Hmm, thanks, very useful tip, but what about those operators at the end? Three plusses? What do they represent? Is it correct that

**z x * y + z x y + + +** parses into **(((z * x) + y) + z + x + y)**?

I have seen **x y * -** becoming **-x * y** in infix. Does that mean that operators at the end mean sign for individual variables, starting at the beginning? Or does that mean that you have to negate the result? :\

As far as your last question: no. That has to do with what the expression means.

Let's say you're parsing x y * -

You read x, and push it onto the stack. The stack is now x

You read y and push it onto the stack. The stack is now x|y

You read *. It's an operator. It's a binary operator so you pop two operands from the stack. The stack is now empty.

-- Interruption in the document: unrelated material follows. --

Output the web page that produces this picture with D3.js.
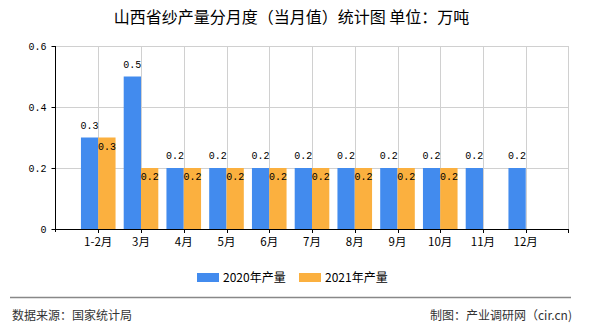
<!DOCTYPE html>
<html><head><meta charset="utf-8">
<script src="https://cdn.jsdelivr.net/npm/d3@7/dist/d3.min.js"></script>
<style>body{margin:0;background:#fff}svg{display:block}</style>
</head><body><svg id="c" width="590" height="330"></svg>
<script>
const categories = ["1-2月","3月","4月","5月","6月","7月","8月","9月","10月","11月","12月"];
const series2020 = [0.3,0.5,0.2,0.2,0.2,0.2,0.2,0.2,0.2,0.2,0.2];
const series2021 = [0.3,0.2,0.2,0.2,0.2,0.2,0.2,0.2,0.2];
const yTicks = [0,0.2,0.4,0.6];
const seriesNames = ["2020年产量","2021年产量"];
const colors = ["#428BEE","#FBB03F"];
const titleText = "山西省纱产量分月度（当月值）统计图 单位：万吨";
const sourceText = "数据来源：国家统计局";
const makerText = "制图：产业调研网（cir.cn)";

const svg = d3.select("#c");
const L = 55.5, R = 568.5, T = 46, B = 229;
const x = d3.scalePoint().domain(categories).range([L, R]).padding(1);
const y = d3.scaleLinear().domain([0,0.6]).range([B, T]);
const bw = 17.3;
const mono = "'Liberation Mono','DejaVu Sans Mono',monospace";
const cjk = "'Noto Sans CJK SC','Noto Sans',sans-serif";

// title
svg.append("text").attr("x",291.5).attr("y",23).attr("text-anchor","middle")
  .attr("font-family",cjk).attr("font-size",16).attr("fill","#000").text(titleText);

// grid
const g = svg.append("g");
g.selectAll(".hg").data(yTicks.filter(d=>d>0)).join("line")
  .attr("x1",L).attr("x2",R).attr("y1",d=>Math.round(y(d))+0.5).attr("y2",d=>Math.round(y(d))+0.5)
  .attr("stroke","#d0d0d0");
g.selectAll(".vg").data(categories).join("line")
  .attr("x1",d=>Math.round(x(d))+0.5).attr("x2",d=>Math.round(x(d))+0.5).attr("y1",T).attr("y2",B)
  .attr("stroke","#d0d0d0");
g.append("line").attr("x1",R).attr("x2",R).attr("y1",T).attr("y2",B).attr("stroke","#d0d0d0");

// bars
svg.append("g").selectAll("rect").data(series2020).join("rect")
  .attr("x",(d,i)=>x(categories[i])-bw).attr("width",bw)
  .attr("y",d=>y(d)).attr("height",d=>B-y(d)).attr("fill",colors[0]);
svg.append("g").selectAll("rect").data(series2021).join("rect")
  .attr("x",(d,i)=>x(categories[i])).attr("width",bw)
  .attr("y",d=>y(d)).attr("height",d=>B-y(d)).attr("fill",colors[1]);

// value labels
svg.append("g").selectAll("text").data(series2020).join("text")
  .attr("x",(d,i)=>x(categories[i])-bw/2).attr("y",d=>y(d)-9)
  .attr("text-anchor","middle").attr("font-family",mono).attr("font-size",10).attr("fill","#000")
  .text(d=>d);
svg.append("g").selectAll("text").data(series2021).join("text")
  .attr("x",(d,i)=>x(categories[i])+bw/2).attr("y",d=>y(d)+12)
  .attr("text-anchor","middle").attr("font-family",mono).attr("font-size",10).attr("fill","#000")
  .text(d=>d);

// axes
const ax = svg.append("g");
ax.append("line").attr("x1",L).attr("x2",L).attr("y1",T).attr("y2",B+3).attr("stroke","#000");
ax.append("line").attr("x1",L-3).attr("x2",R).attr("y1",B+0.5).attr("y2",B+0.5).attr("stroke","#000");
ax.selectAll(".yt").data(yTicks).join("line")
  .attr("x1",L-4).attr("x2",L).attr("y1",d=>Math.round(y(d))+0.5).attr("y2",d=>Math.round(y(d))+0.5).attr("stroke","#000");
ax.selectAll(".yl").data(yTicks).join("text")
  .attr("x",L-9).attr("y",d=>y(d)+3.5).attr("text-anchor","end")
  .attr("font-family",mono).attr("font-size",10).attr("fill","#000")
  .text(d=>d===0?"0":d.toFixed(1));
ax.selectAll(".xt").data(categories).join("line")
  .attr("x1",d=>Math.round(x(d))+0.5).attr("x2",d=>Math.round(x(d))+0.5).attr("y1",B).attr("y2",B+4).attr("stroke","#000");
ax.append("line").attr("x1",R).attr("x2",R).attr("y1",B).attr("y2",B+4).attr("stroke","#000");
ax.selectAll(".xl").data(categories).join("text")
  .attr("x",d=>x(d)).attr("y",B+17).attr("text-anchor","middle")
  .attr("font-family",cjk).attr("font-size",11.5).attr("fill","#000").text(d=>d);

// legend
const lg = svg.append("g");
const lx = [197, 299];
seriesNames.forEach((n,i)=>{
  lg.append("rect").attr("x",lx[i]).attr("y",273).attr("width",22).attr("height",9).attr("fill",colors[i]);
  lg.append("text").attr("x",lx[i]+26).attr("y",282).attr("font-family",cjk).attr("font-size",12)
    .attr("fill","#000").text(n);
});

// footer
svg.append("line").attr("x1",10).attr("x2",571).attr("y1",297.5).attr("y2",297.5).attr("stroke","#888").attr("stroke-width",1.5);
svg.append("text").attr("x",12).attr("y",320).attr("font-family",cjk).attr("font-size",12).attr("fill","#333").text(sourceText);
svg.append("text").attr("x",572).attr("y",320).attr("text-anchor","end").attr("font-family",cjk).attr("font-size",12).attr("fill","#333").text(makerText);
</script></body></html>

You calculate the result (x*y) and push it back in. The stack is now (x*y).

You read -. Let's say this symbol represents the unary operation, but not the binary (to avoid ambiguity). This is an unary operator, so you pop one element from the stack (and indeed that is all you can do. A binary operator at this point would have to be interpreted as a syntax error). The stack is now empty.

You calculate the result -(x*y) and push it back in. The stack is now -(x*y).

No more tokes on input, and one value on the stack means you've reached the end of a successful parse. You pop the final result: -(x*y)

Now note that -(x*y) is the same as -x*y = x*(-y) = x*y*(-1), etc, etc. This doesn't mean that a - at the end of the expression negates the first value. It just happens that, because of the way multiplication works, those two expressions are equivalent.